PROBLEM TO WORK ON: From the listing below, copy word for word every line starting at the one that includes "Give me the TikZ source for this diagram." and ending at the one that includes "(0,0) rectangle (880,430);"; the pictures are omitted.

** Begin RECORDED DATA **

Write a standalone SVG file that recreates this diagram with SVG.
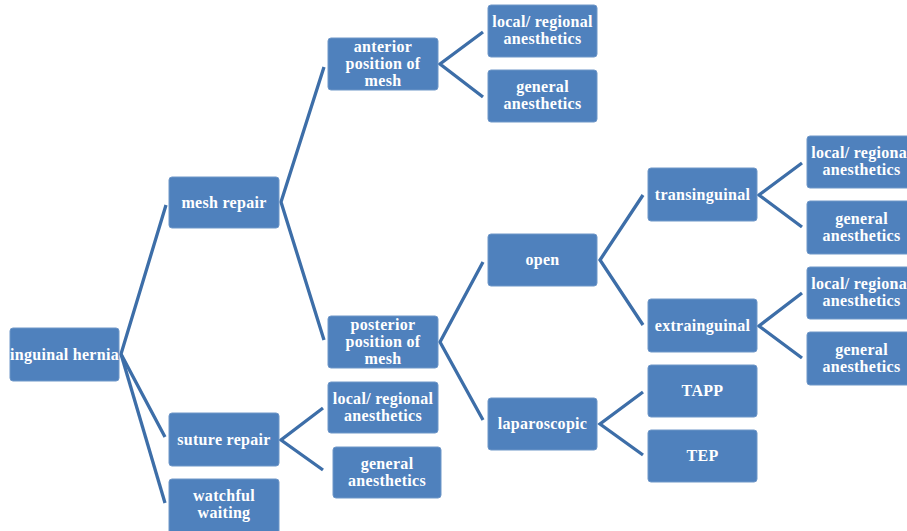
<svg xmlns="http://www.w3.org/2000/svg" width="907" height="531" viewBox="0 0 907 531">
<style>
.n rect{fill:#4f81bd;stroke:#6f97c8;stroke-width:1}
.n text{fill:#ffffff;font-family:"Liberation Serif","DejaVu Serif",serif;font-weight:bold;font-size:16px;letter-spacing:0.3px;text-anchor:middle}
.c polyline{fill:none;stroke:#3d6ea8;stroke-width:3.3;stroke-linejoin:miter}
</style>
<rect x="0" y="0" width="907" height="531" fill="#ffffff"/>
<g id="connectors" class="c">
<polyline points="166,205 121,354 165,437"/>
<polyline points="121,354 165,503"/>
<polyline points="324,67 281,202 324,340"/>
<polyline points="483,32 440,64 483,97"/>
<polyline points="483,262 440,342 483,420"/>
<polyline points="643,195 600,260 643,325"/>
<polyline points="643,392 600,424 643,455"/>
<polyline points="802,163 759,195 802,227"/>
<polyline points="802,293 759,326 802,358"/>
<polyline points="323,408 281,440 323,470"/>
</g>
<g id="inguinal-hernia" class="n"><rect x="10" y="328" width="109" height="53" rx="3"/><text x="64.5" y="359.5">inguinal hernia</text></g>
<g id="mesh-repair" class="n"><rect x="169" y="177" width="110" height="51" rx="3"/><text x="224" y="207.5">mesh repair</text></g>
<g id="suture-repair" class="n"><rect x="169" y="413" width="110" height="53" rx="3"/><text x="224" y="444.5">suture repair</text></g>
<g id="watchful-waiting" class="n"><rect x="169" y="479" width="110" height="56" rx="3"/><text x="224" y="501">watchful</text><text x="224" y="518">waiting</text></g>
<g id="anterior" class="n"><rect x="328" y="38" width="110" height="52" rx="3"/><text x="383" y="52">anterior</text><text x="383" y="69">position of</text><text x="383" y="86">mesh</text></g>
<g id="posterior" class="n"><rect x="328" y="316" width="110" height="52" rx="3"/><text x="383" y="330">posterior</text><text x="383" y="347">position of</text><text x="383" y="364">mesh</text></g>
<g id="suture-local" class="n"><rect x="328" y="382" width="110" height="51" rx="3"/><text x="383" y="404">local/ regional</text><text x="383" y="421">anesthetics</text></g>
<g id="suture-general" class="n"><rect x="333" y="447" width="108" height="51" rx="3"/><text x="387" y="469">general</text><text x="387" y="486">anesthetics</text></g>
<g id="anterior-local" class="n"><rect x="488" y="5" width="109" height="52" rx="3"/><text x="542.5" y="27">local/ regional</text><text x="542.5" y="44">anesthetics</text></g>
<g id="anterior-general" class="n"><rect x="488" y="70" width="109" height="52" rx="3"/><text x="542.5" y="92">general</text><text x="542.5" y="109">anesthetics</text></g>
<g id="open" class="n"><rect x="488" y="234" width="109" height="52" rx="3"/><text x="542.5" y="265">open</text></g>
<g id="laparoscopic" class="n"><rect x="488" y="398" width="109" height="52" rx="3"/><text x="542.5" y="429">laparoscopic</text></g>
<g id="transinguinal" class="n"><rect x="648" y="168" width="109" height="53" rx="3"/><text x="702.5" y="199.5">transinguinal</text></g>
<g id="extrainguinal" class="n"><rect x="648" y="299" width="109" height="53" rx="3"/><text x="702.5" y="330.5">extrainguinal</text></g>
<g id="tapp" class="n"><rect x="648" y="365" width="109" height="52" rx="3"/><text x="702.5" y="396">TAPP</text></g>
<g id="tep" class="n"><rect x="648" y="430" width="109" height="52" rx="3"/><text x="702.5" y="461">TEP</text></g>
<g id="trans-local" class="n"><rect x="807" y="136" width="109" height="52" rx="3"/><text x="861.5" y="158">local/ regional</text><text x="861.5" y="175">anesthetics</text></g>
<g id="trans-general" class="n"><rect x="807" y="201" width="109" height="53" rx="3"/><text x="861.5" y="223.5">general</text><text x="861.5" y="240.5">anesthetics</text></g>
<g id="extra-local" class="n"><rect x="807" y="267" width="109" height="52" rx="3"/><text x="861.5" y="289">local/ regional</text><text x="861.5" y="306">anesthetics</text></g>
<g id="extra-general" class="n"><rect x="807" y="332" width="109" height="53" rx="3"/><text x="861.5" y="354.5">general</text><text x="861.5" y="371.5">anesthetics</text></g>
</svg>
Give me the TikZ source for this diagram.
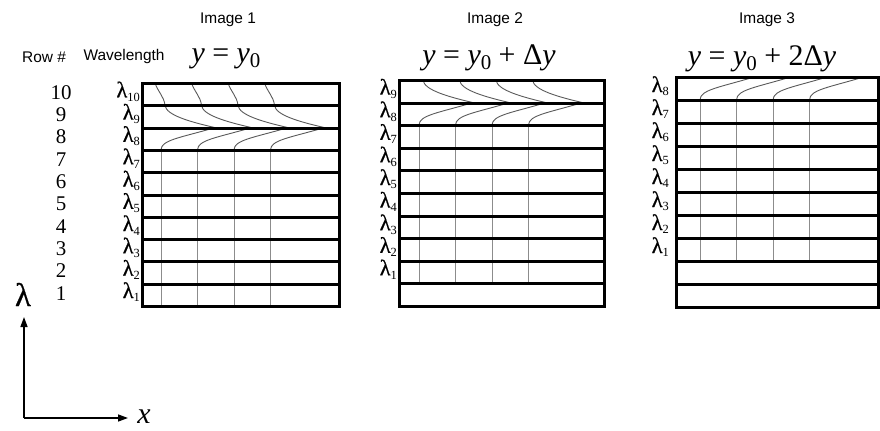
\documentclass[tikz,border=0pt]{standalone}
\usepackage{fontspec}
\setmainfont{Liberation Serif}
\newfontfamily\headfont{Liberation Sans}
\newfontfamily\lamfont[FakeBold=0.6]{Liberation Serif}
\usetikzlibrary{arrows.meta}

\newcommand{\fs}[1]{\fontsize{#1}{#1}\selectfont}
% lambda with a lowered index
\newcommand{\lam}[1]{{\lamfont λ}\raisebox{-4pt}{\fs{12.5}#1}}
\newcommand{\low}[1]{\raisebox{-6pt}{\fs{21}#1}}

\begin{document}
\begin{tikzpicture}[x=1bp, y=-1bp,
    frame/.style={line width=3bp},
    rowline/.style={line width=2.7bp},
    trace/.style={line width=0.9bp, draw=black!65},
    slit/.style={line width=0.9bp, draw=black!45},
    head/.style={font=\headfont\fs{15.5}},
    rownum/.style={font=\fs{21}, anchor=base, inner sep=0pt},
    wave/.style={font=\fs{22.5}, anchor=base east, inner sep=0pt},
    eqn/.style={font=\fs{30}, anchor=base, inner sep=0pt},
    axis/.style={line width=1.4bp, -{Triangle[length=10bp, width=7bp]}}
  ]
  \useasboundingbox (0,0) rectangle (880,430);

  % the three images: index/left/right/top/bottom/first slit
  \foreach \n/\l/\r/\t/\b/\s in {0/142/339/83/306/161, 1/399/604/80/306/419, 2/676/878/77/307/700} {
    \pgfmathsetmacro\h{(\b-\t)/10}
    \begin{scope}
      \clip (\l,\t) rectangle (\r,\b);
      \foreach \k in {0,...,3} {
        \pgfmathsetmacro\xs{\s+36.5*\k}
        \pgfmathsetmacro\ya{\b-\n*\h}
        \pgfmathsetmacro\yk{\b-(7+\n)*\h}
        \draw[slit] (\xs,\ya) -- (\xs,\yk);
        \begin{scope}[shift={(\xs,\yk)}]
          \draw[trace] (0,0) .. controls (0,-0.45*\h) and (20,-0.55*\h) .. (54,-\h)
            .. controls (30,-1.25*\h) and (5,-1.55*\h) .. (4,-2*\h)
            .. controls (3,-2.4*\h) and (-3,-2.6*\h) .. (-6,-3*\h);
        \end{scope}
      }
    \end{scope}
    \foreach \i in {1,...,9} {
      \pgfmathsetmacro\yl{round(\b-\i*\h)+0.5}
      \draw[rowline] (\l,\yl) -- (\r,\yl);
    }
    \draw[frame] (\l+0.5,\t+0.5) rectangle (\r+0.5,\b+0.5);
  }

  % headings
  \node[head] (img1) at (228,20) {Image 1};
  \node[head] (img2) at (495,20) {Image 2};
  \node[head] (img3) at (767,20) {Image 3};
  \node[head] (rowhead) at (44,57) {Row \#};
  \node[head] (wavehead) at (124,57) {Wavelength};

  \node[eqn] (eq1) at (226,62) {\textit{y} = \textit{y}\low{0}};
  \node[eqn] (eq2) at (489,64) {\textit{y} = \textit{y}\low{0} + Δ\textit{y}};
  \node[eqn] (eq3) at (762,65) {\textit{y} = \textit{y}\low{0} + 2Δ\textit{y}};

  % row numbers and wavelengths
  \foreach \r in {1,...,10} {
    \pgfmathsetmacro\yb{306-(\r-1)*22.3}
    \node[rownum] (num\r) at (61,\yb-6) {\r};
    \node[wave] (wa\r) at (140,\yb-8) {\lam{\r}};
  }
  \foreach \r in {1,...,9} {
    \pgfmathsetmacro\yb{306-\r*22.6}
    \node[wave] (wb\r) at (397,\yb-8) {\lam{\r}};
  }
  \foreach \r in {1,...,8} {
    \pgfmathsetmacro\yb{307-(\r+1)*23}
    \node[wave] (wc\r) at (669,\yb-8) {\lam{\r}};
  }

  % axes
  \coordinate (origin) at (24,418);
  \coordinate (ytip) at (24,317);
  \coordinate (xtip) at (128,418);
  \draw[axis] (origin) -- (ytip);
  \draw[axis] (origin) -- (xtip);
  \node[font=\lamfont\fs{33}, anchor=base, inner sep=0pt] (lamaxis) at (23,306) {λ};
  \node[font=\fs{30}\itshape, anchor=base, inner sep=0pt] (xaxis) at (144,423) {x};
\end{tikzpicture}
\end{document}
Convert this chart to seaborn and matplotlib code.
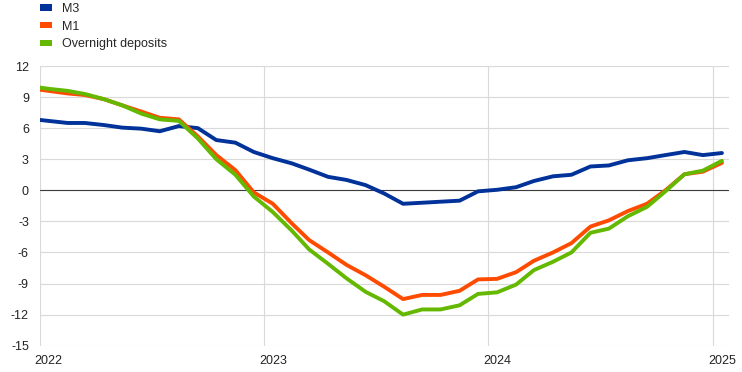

** End RECORDED DATA **

ANSWER TO THIS PROBLEM:
Give me the TikZ source for this diagram.
\documentclass[tikz,border=0pt]{standalone}
\usepackage{fontspec}
\setmainfont{Liberation Serif}
\newfontfamily\headfont{Liberation Sans}
\newfontfamily\lamfont[FakeBold=0.6]{Liberation Serif}
\usetikzlibrary{arrows.meta}

\newcommand{\fs}[1]{\fontsize{#1}{#1}\selectfont}
% lambda with a lowered index
\newcommand{\lam}[1]{{\lamfont λ}\raisebox{-4pt}{\fs{12.5}#1}}
\newcommand{\low}[1]{\raisebox{-6pt}{\fs{21}#1}}

\begin{document}
\begin{tikzpicture}[x=1bp, y=-1bp,
    frame/.style={line width=3bp},
    rowline/.style={line width=2.7bp},
    trace/.style={line width=0.9bp, draw=black!65},
    slit/.style={line width=0.9bp, draw=black!45},
    head/.style={font=\headfont\fs{15.5}},
    rownum/.style={font=\fs{21}, anchor=base, inner sep=0pt},
    wave/.style={font=\fs{22.5}, anchor=base east, inner sep=0pt},
    eqn/.style={font=\fs{30}, anchor=base, inner sep=0pt},
    axis/.style={line width=1.4bp, -{Triangle[length=10bp, width=7bp]}}
  ]
  \useasboundingbox (0,0) rectangle (880,430);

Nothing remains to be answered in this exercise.